Its operating income on a reported basis was down 21% to USD83.5 million, hit by accounting adjustments, severance costs and transaction costs associated with the acquisition of Zale Corp.
However its organic income - which exclude transaction, severance, capital structure and financing items, as well as the Zale operations - was up almost 18% at USD124.1 million.
"Positive momentum at our UK division continued with our best quarterly same store sales increase in seven years, at 4.4%, and our best operating margin in five years. Same store sales at our sterling jewelers division, which includes Kay and Jared, increased 6.7% and delivered strong operating results," said Chief Executive Mike Barnes in a statement.

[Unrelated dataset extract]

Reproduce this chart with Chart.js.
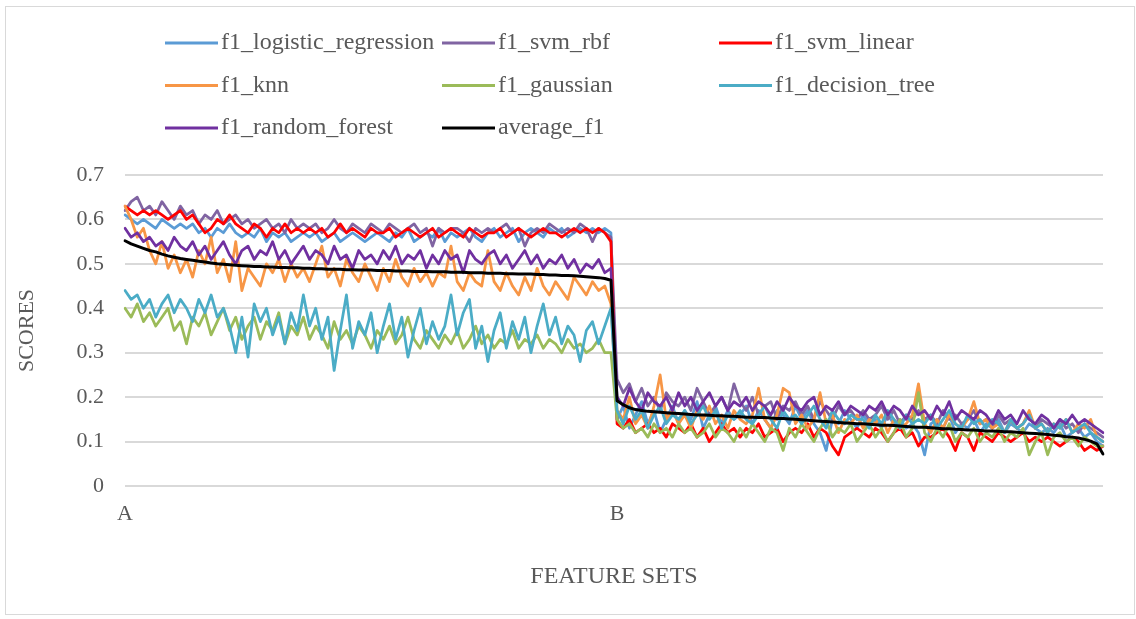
<!DOCTYPE html>
<html><head><meta charset="utf-8">
<script src="https://cdn.jsdelivr.net/npm/chart.js@4.4.1/dist/chart.umd.min.js"></script>
<style>
html,body{margin:0;padding:0;background:#fff;}
#wrap{position:relative;width:1136px;height:619px;}
#frame{position:absolute;left:5px;top:6px;width:1128px;height:607px;border:1px solid #d9d9d9;pointer-events:none;}
canvas{display:block;}
</style></head><body>
<div id="wrap"><canvas id="c" width="1136" height="619"></canvas><div id="frame"></div></div>
<script>
// number of feature sets in group A (the rest belong to group B)
const groupASize = 80;
const tickNames = ['A', 'B'];

const seriesNames = ['f1_logistic_regression','f1_svm_rbf','f1_svm_linear','f1_knn','f1_gaussian','f1_decision_tree','f1_random_forest','average_f1'];
const seriesColors = ['#5B9BD5','#8064A2','#FF0000','#F79646','#9BBB59','#4BACC6','#7030A0','#000000'];

const f1LogisticRegression = [
.61,.60,.59,.60,.59,.58,.60,.59,.58,.59,
.58,.59,.57,.58,.56,.58,.57,.59,.57,.56,
.57,.56,.58,.55,.57,.56,.57,.55,.56,.57,
.56,.57,.55,.56,.57,.55,.56,.57,.56,.55,
.56,.57,.56,.55,.57,.56,.58,.55,.56,.57,
.56,.58,.55,.57,.56,.57,.58,.56,.55,.57,
.58,.56,.57,.58,.55,.57,.58,.57,.56,.58,
.57,.58,.56,.57,.58,.57,.58,.57,.58,.57,
.15,.18,.13,.16,.19,.14,.17,.12,.15,.18,
.14,.17,.15,.19,.13,.16,.18,.14,.17,.15,
.16,.18,.14,.17,.15,.13,.17,.16,.14,.18,
.15,.17,.14,.12,.08,.15,.14,.17,.15,.13,
.16,.14,.15,.13,.16,.14,.15,.13,.14,.12,
.07,.14,.15,.13,.16,.12,.14,.13,.15,.12,
.14,.13,.15,.12,.14,.13,.12,.14,.13,.12,
.13,.12,.14,.11,.12,.13,.11,.12,.10,.09];

const f1SvmRbf = [
.62,.64,.65,.62,.63,.61,.64,.62,.60,.63,
.61,.62,.59,.61,.60,.62,.59,.60,.61,.59,
.60,.58,.59,.60,.58,.59,.57,.60,.58,.59,
.58,.59,.57,.58,.60,.58,.57,.59,.58,.57,
.59,.58,.57,.59,.58,.57,.58,.59,.57,.58,
.54,.58,.57,.58,.58,.57,.55,.58,.57,.58,
.57,.58,.59,.57,.58,.54,.57,.58,.57,.59,
.58,.57,.58,.57,.59,.58,.55,.58,.57,.56,
.24,.21,.23,.19,.22,.18,.20,.17,.21,.19,
.18,.20,.17,.22,.19,.16,.18,.20,.17,.23,
.19,.17,.20,.16,.18,.19,.15,.18,.17,.19,
.16,.18,.15,.19,.17,.15,.18,.16,.17,.15,
.17,.15,.16,.18,.15,.17,.14,.16,.15,.17,
.15,.16,.14,.17,.15,.16,.14,.15,.17,.14,
.15,.13,.16,.14,.15,.13,.14,.16,.13,.15,
.14,.13,.15,.13,.14,.12,.14,.13,.12,.11];

const f1SvmLinear = [
.63,.62,.61,.62,.61,.62,.61,.60,.61,.62,
.60,.61,.59,.57,.58,.60,.59,.61,.59,.58,
.57,.59,.58,.56,.58,.57,.59,.57,.58,.57,
.58,.57,.58,.56,.57,.59,.57,.58,.57,.56,
.58,.57,.57,.58,.56,.57,.58,.57,.56,.57,
.58,.56,.57,.58,.57,.56,.58,.57,.56,.57,
.57,.58,.56,.57,.58,.57,.56,.57,.58,.57,
.57,.56,.57,.58,.57,.58,.57,.58,.57,.55,
.14,.13,.15,.12,.13,.14,.12,.13,.11,.14,
.13,.12,.14,.11,.13,.10,.12,.14,.12,.13,
.11,.13,.12,.14,.11,.12,.13,.10,.12,.13,
.12,.14,.11,.13,.12,.09,.07,.11,.12,.13,
.12,.11,.13,.12,.10,.12,.13,.11,.12,.09,
.11,.11,.12,.13,.11,.08,.12,.11,.08,.12,
.11,.10,.12,.11,.10,.11,.12,.10,.11,.10,
.11,.10,.09,.10,.11,.10,.08,.09,.08,.09];

const f1Knn = [
.63,.60,.56,.58,.53,.50,.55,.49,.52,.48,
.51,.47,.53,.50,.56,.48,.51,.46,.55,.44,
.49,.47,.45,.50,.48,.51,.46,.50,.47,.49,
.46,.50,.54,.47,.49,.45,.51,.48,.46,.50,
.47,.44,.49,.46,.51,.47,.45,.49,.46,.48,
.45,.48,.47,.54,.46,.44,.48,.46,.45,.53,
.46,.44,.48,.45,.43,.47,.44,.49,.45,.43,
.46,.44,.42,.47,.45,.43,.46,.44,.45,.41,
.17,.15,.20,.14,.16,.13,.18,.25,.15,.17,
.14,.16,.13,.17,.15,.18,.14,.16,.13,.17,
.15,.14,.16,.22,.15,.13,.16,.22,.21,.14,
.16,.13,.15,.21,.14,.16,.12,.15,.14,.16,
.13,.15,.14,.16,.12,.15,.13,.14,.16,.23,
.14,.12,.15,.13,.16,.14,.13,.15,.19,.14,
.15,.13,.14,.12,.15,.13,.14,.17,.13,.14,
.12,.14,.13,.15,.12,.14,.13,.15,.11,.10];

const f1Gaussian = [
.40,.38,.41,.37,.39,.36,.38,.40,.35,.37,
.32,.38,.36,.39,.34,.37,.40,.35,.38,.33,
.36,.38,.33,.37,.35,.39,.32,.36,.34,.38,
.33,.36,.34,.31,.37,.33,.35,.32,.36,.34,
.31,.35,.33,.36,.32,.34,.38,.33,.31,.35,
.33,.31,.34,.32,.35,.31,.33,.36,.32,.34,
.31,.33,.32,.35,.31,.33,.32,.34,.31,.33,
.32,.30,.33,.31,.32,.30,.31,.33,.30,.30,
.15,.13,.14,.12,.13,.11,.14,.12,.13,.11,
.14,.12,.13,.11,.12,.14,.11,.13,.12,.10,
.13,.11,.14,.12,.10,.13,.12,.08,.13,.11,
.14,.12,.10,.13,.15,.11,.13,.12,.14,.10,
.12,.14,.11,.13,.10,.12,.15,.11,.13,.21,
.12,.10,.13,.11,.14,.10,.12,.11,.13,.10,
.12,.11,.13,.10,.12,.11,.13,.07,.10,.12,
.07,.11,.12,.10,.11,.09,.11,.10,.09,.09];

const f1DecisionTree = [
.44,.42,.43,.40,.42,.38,.41,.43,.39,.42,
.40,.37,.42,.39,.43,.38,.40,.36,.30,.38,
.29,.41,.37,.40,.34,.38,.32,.39,.35,.43,
.36,.40,.33,.38,.26,.35,.43,.31,.37,.34,
.39,.30,.36,.41,.33,.38,.29,.35,.40,.32,
.37,.33,.36,.43,.34,.39,.42,.31,.36,.28,
.35,.39,.31,.37,.33,.38,.30,.36,.41,.34,
.38,.32,.36,.34,.28,.35,.37,.32,.36,.40,
.17,.14,.18,.15,.17,.13,.16,.18,.14,.16,
.15,.17,.14,.16,.18,.15,.17,.13,.16,.15,
.17,.15,.14,.16,.18,.15,.13,.17,.15,.16,
.14,.16,.18,.15,.13,.17,.15,.14,.16,.15,
.15,.13,.16,.14,.17,.15,.13,.16,.14,.15,
.14,.16,.13,.15,.17,.14,.13,.16,.14,.15,
.13,.15,.14,.12,.15,.13,.14,.16,.13,.14,
.12,.14,.13,.15,.12,.13,.14,.12,.11,.10];

const f1RandomForest = [
.58,.56,.57,.55,.56,.54,.55,.53,.56,.54,
.53,.55,.52,.54,.51,.53,.55,.52,.50,.53,
.54,.51,.53,.52,.55,.51,.53,.50,.52,.54,
.51,.53,.52,.50,.54,.51,.52,.49,.53,.51,
.52,.50,.53,.51,.54,.50,.52,.51,.53,.49,
.52,.50,.53,.51,.52,.48,.53,.51,.50,.52,
.53,.50,.52,.49,.51,.53,.50,.52,.49,.51,
.50,.52,.49,.51,.48,.50,.49,.51,.48,.49,
.20,.18,.22,.19,.17,.21,.19,.18,.20,.17,
.21,.18,.20,.17,.19,.21,.18,.20,.17,.19,
.18,.20,.17,.19,.18,.16,.19,.17,.20,.18,
.17,.19,.20,.16,.18,.17,.19,.16,.18,.17,
.16,.18,.17,.19,.16,.18,.17,.15,.18,.16,
.17,.15,.18,.16,.19,.15,.17,.16,.15,.17,
.16,.14,.17,.15,.16,.14,.17,.15,.14,.16,
.15,.13,.15,.14,.16,.14,.15,.14,.13,.12];

const averageF1 = [
.552,.545,.540,.535,.530,.527,.522,.518,.515,.512,
.510,.508,.506,.504,.502,.500,.499,.498,.497,.496,
.495,.494,.494,.493,.493,.492,.492,.491,.491,.490,
.490,.489,.489,.488,.488,.488,.487,.487,.486,.486,
.486,.485,.485,.485,.484,.484,.484,.483,.483,.483,
.482,.482,.482,.481,.481,.481,.480,.480,.480,.479,
.479,.479,.478,.478,.477,.477,.477,.476,.476,.475,
.475,.474,.474,.473,.472,.471,.470,.469,.467,.463,
.192,.183,.176,.172,.170,.168,.167,.166,.165,.164,
.163,.162,.161,.160,.160,.159,.158,.158,.157,.157,
.156,.155,.155,.154,.154,.153,.152,.152,.151,.150,
.149,.148,.147,.146,.145,.144,.143,.142,.141,.140,
.140,.139,.138,.137,.137,.136,.135,.134,.133,.132,
.132,.131,.130,.129,.129,.128,.127,.126,.126,.125,
.124,.124,.123,.122,.122,.121,.120,.119,.118,.117,
.116,.114,.113,.111,.110,.108,.105,.101,.095,.072];

const seriesValues = [f1LogisticRegression, f1SvmRbf, f1SvmLinear, f1Knn, f1Gaussian, f1DecisionTree, f1RandomForest, averageF1];

const categories = averageF1.map((_, i) => i === 0 ? tickNames[0] : (i === groupASize ? tickNames[1] : ''));

const FONT = 'Liberation Serif';
const TXT = '#595959';

const gridLegend = {
  id: 'gridLegend',
  afterDraw(chart) {
    const ctx = chart.ctx;
    ctx.save();
    ctx.font = '24px "' + FONT + '"';
    ctx.fillStyle = TXT;
    ctx.textBaseline = 'middle';
    ctx.textAlign = 'left';
    seriesNames.forEach((name, i) => {
      const col = i % 3, row = Math.floor(i / 3);
      const x0 = 165 + col * 277;
      const y = 43 + row * 42.5;
      ctx.strokeStyle = seriesColors[i];
      ctx.lineWidth = 3;
      ctx.beginPath();
      ctx.moveTo(x0, y);
      ctx.lineTo(x0 + 53, y);
      ctx.stroke();
      ctx.fillText(name, x0 + 56, y);
    });
    ctx.restore();
  }
};

new Chart(document.getElementById('c'), {
  type: 'line',
  data: {
    labels: categories,
    datasets: seriesValues.map((vals, i) => ({
      label: seriesNames[i],
      data: vals,
      borderColor: seriesColors[i],
      backgroundColor: seriesColors[i],
      borderWidth: i === 7 ? 3 : 2.75,
      pointRadius: 0,
      pointHoverRadius: 0,
      tension: 0,
      fill: false,
      borderJoinStyle: 'round',
      borderCapStyle: 'round',
      order: -i
    }))
  },
  options: {
    responsive: false,
    devicePixelRatio: 1,
    animation: false,
    events: [],
    layout: { padding: { top: 175, right: 33, left: 0, bottom: 0 } },
    plugins: { legend: { display: false }, tooltip: { enabled: false }, title: { display: false } },
    scales: {
      x: {
        type: 'category',
        ticks: { autoSkip: false, maxRotation: 0, minRotation: 0, padding: 15, color: TXT, font: { family: FONT, size: 22 } },
        grid: { display: false, drawTicks: false },
        border: { display: false },
        title: { display: true, text: 'FEATURE SETS', color: TXT, font: { family: FONT, size: 24 }, padding: { top: 0, bottom: 28 } },
        afterFit: s => { s.height = 133; }
      },
      y: {
        min: 0, max: 0.7,
        ticks: { stepSize: 0.1, padding: 21, color: TXT, font: { family: FONT, size: 22 },
          callback: v => (Math.abs(v) < 1e-9 ? '0' : (Math.round(v * 10) / 10).toFixed(1)) },
        grid: { color: '#d9d9d9', lineWidth: 2, drawTicks: false },
        border: { display: false },
        title: { display: true, text: 'SCORES', color: TXT, font: { family: FONT, size: 22 }, padding: { top: 14, bottom: 0 } },
        afterFit: s => { s.width = 125; }
      }
    }
  },
  plugins: [gridLegend]
});
</script>
</body></html>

The specialty retailer operates Kay Jewelers and Jared in the US, H. Samuel and Ernest Jones in the UK, and now has the Zale division, after buying the US retailer for USD1.4 billion in cash earlier this year.
Signet said it has begun the integration process of Zale, and now expects more cost savings than originally expected.
"We believe three-year synergy opportunities will be USD150 million to USD175 million, up from our previous expectation of USD100 million," said Barnes.
Signet said it expects to spend between USD240 million and USD260 million in capital expenditure on new Kay and Jared stores, store remodels, and roughly USD55 million directed to the Zale division for IT infrastructure and stores.
Signet shares were up 3.2% at 6,769.00 pence per share Thursday afternoon.